Sunday, May 12, 2013

Lifesaver

That's her holding the Elvis album
I popped into Facebook this morning and noticed it's Mother's Day. I wrote about Father's Day last year. I tend to write these posts after working out, mostly because my energy is up and mostly because the entire function of this blog is to write about gaining strength and eating locally. The side effect of this schedule, however, is that during the 20, 30, 40 minutes alone in my head while building endorphins, I tend to start thinking in blog posts and my thoughts meander along. Today was only 20 minutes because I'm weirdly tuckered out. Even Friday Night Lights couldn't keep me cranking away on the elliptical.

As I've mentioned in the past, I don't celebrate Hallmark holidays. I know that makes me sound like the biggest dink, like proclaiming I don't believe in god because that's what you do when you're a pseudo anti-establishment intellectual pretentious panty-waisted liberal who hates the troops and sings kumbaya. I eat meat and we have guns in the house, so shut up. Whatever. I don't believe in Hallmark holidays. I don't really celebrate Christmas either--and it isn't because I don't believe in a Christian holiday. It's because I don't want one day to represent everything I feel about someone.

I think about my mother every day. I used to resent friends who didn't appreciate their mothers and I would even go so far as to say, "Well, at least your mother is alive." Ah, who am I kidding? I still say that shit. I tend to joke about being raised feral. My mom was diagnosed with MS when I was three or so. She was sick for most of my formidable years, but I remember some of her. Some is sweet, much of it is guilt-inducing and painful.

For sweet, I remember she walked around the block with me when I was maybe in the first grade. It's hazy, like a sitcom flashback. She had a cane--or at least in this version she had a cane--and we were working our way around the corner of Columbus Rd. and Lowell St. in our suburban neighborhood north of Boston. (Aside: My pornstar name is Mindy Columbus. I can't even get a sexy pornstar name.)

Is it wrong that I just referenced porn while talking about my deceased mother on Mother's Day? But it felt so right.

That's what she said.

Oh my god. Someone stop me.
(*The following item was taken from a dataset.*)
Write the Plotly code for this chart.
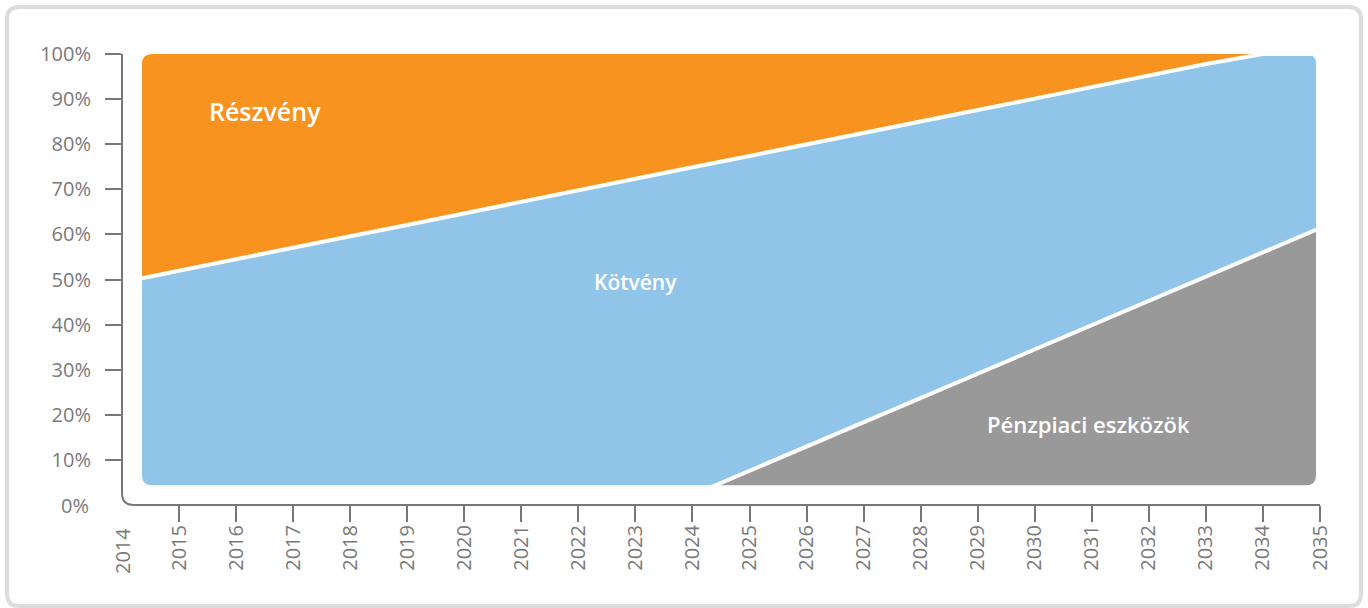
import plotly.graph_objects as go

# ---- data (percent of portfolio, by year) ----
years = list(range(2014, 2036))
penzpiaci = [0, 0, 0, 0, 0, 0, 0, 0, 0, 0, 2.2, 7.6, 13.0, 18.3, 23.7, 29.1,
             34.5, 39.9, 45.2, 50.6, 56.0, 61.4]
kotveny_plus_penz = [49.4, 52.0, 54.5, 57.0, 59.6, 62.1, 64.7, 67.2, 69.8, 72.3,
                     74.9, 77.4, 80.0, 82.5, 85.0, 87.6, 90.1, 92.7, 95.2, 97.8,
                     100.0, 100.0]
kotveny = [round(t - p, 2) for t, p in zip(kotveny_plus_penz, penzpiaci)]
reszveny = [round(100 - t, 2) for t in kotveny_plus_penz]

y_tickvals = [10, 20, 30, 40, 50, 60, 70, 80, 90, 100]
y_ticktext = [f"{v}%" for v in y_tickvals]
x_tickvals = list(range(2015, 2036))

series_names = ["Pénzpiaci eszközök", "Kötvény", "Részvény"]

ORANGE = "#F7931E"
BLUE = "#91C4E9"
GRAY = "#999999"
AXIS = "#777777"
TICKFONT = dict(family="Open Sans", size=20, color="#7a7a7a")

fig = go.Figure()
fig.add_trace(go.Scatter(x=years, y=penzpiaci, name=series_names[0], stackgroup="a",
                         mode="lines", fillcolor=GRAY,
                         line=dict(color="white", width=4), hoverinfo="skip"))
fig.add_trace(go.Scatter(x=years, y=kotveny, name=series_names[1], stackgroup="a",
                         mode="lines", fillcolor=BLUE,
                         line=dict(color="white", width=4), hoverinfo="skip"))
fig.add_trace(go.Scatter(x=years, y=reszveny, name=series_names[2], stackgroup="a",
                         mode="lines", fillcolor=ORANGE,
                         line=dict(color="white", width=0), hoverinfo="skip"))

# inset rounded window for the coloured areas (white mask around it)
x0, x1, y0, y1 = 2014.35, 2034.93, 4.4, 100.0
rx, ry = 10 / 57.05, 10 / 4.51
inner = (f"M {x0+rx},{y0} L {x1-rx},{y0} Q {x1},{y0} {x1},{y0+ry} "
         f"L {x1},{y1-ry} Q {x1},{y1} {x1-rx},{y1} L {x0+rx},{y1} "
         f"Q {x0},{y1} {x0},{y1-ry} L {x0},{y0+ry} Q {x0},{y0} {x0+rx},{y0} Z")
outer = "M 2013,-10 L 2036,-10 L 2036,110 L 2013,110 Z"
shapes = [dict(type="path", xref="x", yref="y", path=outer + " " + inner,
               fillcolor="white", fillrule="evenodd", line=dict(width=0),
               layer="above")]

# axis lines with rounded corner (paper coords)
W, H = 1198.0, 451.0
cr = 12
axis_path = (f"M 0,1 L 0,{cr/H} Q 0,0 {cr/W},0 L 1,0")
shapes.append(dict(type="path", xref="paper", yref="paper", path=axis_path,
                   line=dict(color=AXIS, width=2), layer="above"))

# outer frame
def px(xp):
    return (xp - 122) / W

def py(yp):
    return (505 - yp) / H

fl, fr, ft, fb = px(7), px(1361), py(7), py(606)
fx, fy = 12 / W, 12 / H
frame = (f"M {fl+fx},{ft} L {fr-fx},{ft} Q {fr},{ft} {fr},{ft-fy} "
         f"L {fr},{fb+fy} Q {fr},{fb} {fr-fx},{fb} L {fl+fx},{fb} "
         f"Q {fl},{fb} {fl},{fb+fy} L {fl},{ft-fy} Q {fl},{ft} {fl+fx},{ft} Z")
shapes.append(dict(type="path", xref="paper", yref="paper", path=frame,
                   line=dict(color="#DDDDDD", width=4), layer="below"))

def labelfont(size):
    return dict(family="Open Sans", size=size, color="white", weight=600)

annotations = [
    dict(x=2016.5, y=87.3, xref="x", yref="y", text="Részvény", showarrow=False,
         font=labelfont(25), xanchor="center", yanchor="middle"),
    dict(x=2023.0, y=49.5, xref="x", yref="y", text="Kötvény", showarrow=False,
         font=labelfont(21), xanchor="center", yanchor="middle"),
    dict(x=2030.95, y=18.0, xref="x", yref="y", text="Pénzpiaci eszközök",
         showarrow=False, font=labelfont(22), xanchor="center", yanchor="middle"),
    # labels at the axis corner (no tick marks there)
    dict(x=0, y=0, xref="paper", yref="paper", text="0%", showarrow=False,
         font=TICKFONT, xanchor="right", yanchor="middle", xshift=-31),
    dict(x=0, y=0, xref="paper", yref="paper", text="2014", showarrow=False,
         font=TICKFONT, textangle=-90, xanchor="center", yanchor="top", yshift=-21),
]

fig.update_layout(
    width=1368, height=608,
    margin=dict(l=122, r=48, t=54, b=103),
    paper_bgcolor="white", plot_bgcolor="white",
    showlegend=False,
    shapes=shapes,
    annotations=annotations,
    xaxis=dict(range=[2014, 2035], tickvals=x_tickvals,
               ticktext=[str(v) for v in x_tickvals], tickangle=-90,
               ticks="outside", ticklen=16, tickwidth=2, tickcolor=AXIS,
               ticklabelstandoff=-5,
               showline=False, showgrid=False, zeroline=False,
               tickfont=TICKFONT, fixedrange=True),
    yaxis=dict(range=[0, 100], tickvals=y_tickvals, ticktext=y_ticktext,
               ticks="outside", ticklen=16, tickwidth=2, tickcolor=AXIS,
               ticklabelstandoff=10,
               showline=False, showgrid=False, zeroline=False,
               tickfont=TICKFONT, fixedrange=True),
)

fig.write_html("out.html", config={"displayModeBar": False},
               post_script="document.body.style.margin='0';")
ANYWAY, I had a roll of Lifesavers in my pocket and, if I remember correctly, my mom was using this walk around the block to have a quiet moment with me to explain that she was gravely ill. She had been ill for half my life at that point. She had a cane. I wasn't blind. I remember wondering why she was explaining something so obvious to me.

As we rounded the corner, Monica Linton, the bully up the street, saw me holding my Lifesavers and asked me for one. I handed one over.

Another aside. I know I was bullied because I was a damaged girl. I was. I'm not saying that for sympathy or whatever. I was a sad, conflicted, anxious, and deeply troubled little girl. I spent a lot of my time in my room listening to records and staring at myself in the mirror because I was convinced I was on the wrong side. I was the reflection and I wanted to be the real girl.

And we're back. My mom didn't say anything to Monica, but instead carried on with our conversation. Things like, how we'd have to eventually move into a one-floor house because she wouldn't be able to walk. And, how she was going to be disoriented and might not remember me. Some of the things she mentioned that day didn't happen. Most of them did.

Adrian Linton, Monica's older and less bullying but more manipulative sister, walked up. "I heard you had Lifesavers."

I handed one over.

This continued for our entire walk. By the time we got home--it was a long walk along a short sidewalk--my Lifesavers were gone. My mother walked into the kitchen, opened a cabinet, and handed me what looked like a small booklet. When I opened it up, I saw that it was a fake book filled with Lifesaver rolls. I don't know what she was saving them for--a Christmas gift, an Easter basket, a birthday? But, she gave me that treasure trove of Lifesavers, patted me on the head, and walked into our sunroom to rest.

So, Happy Mother's Day. Be nice to bullies?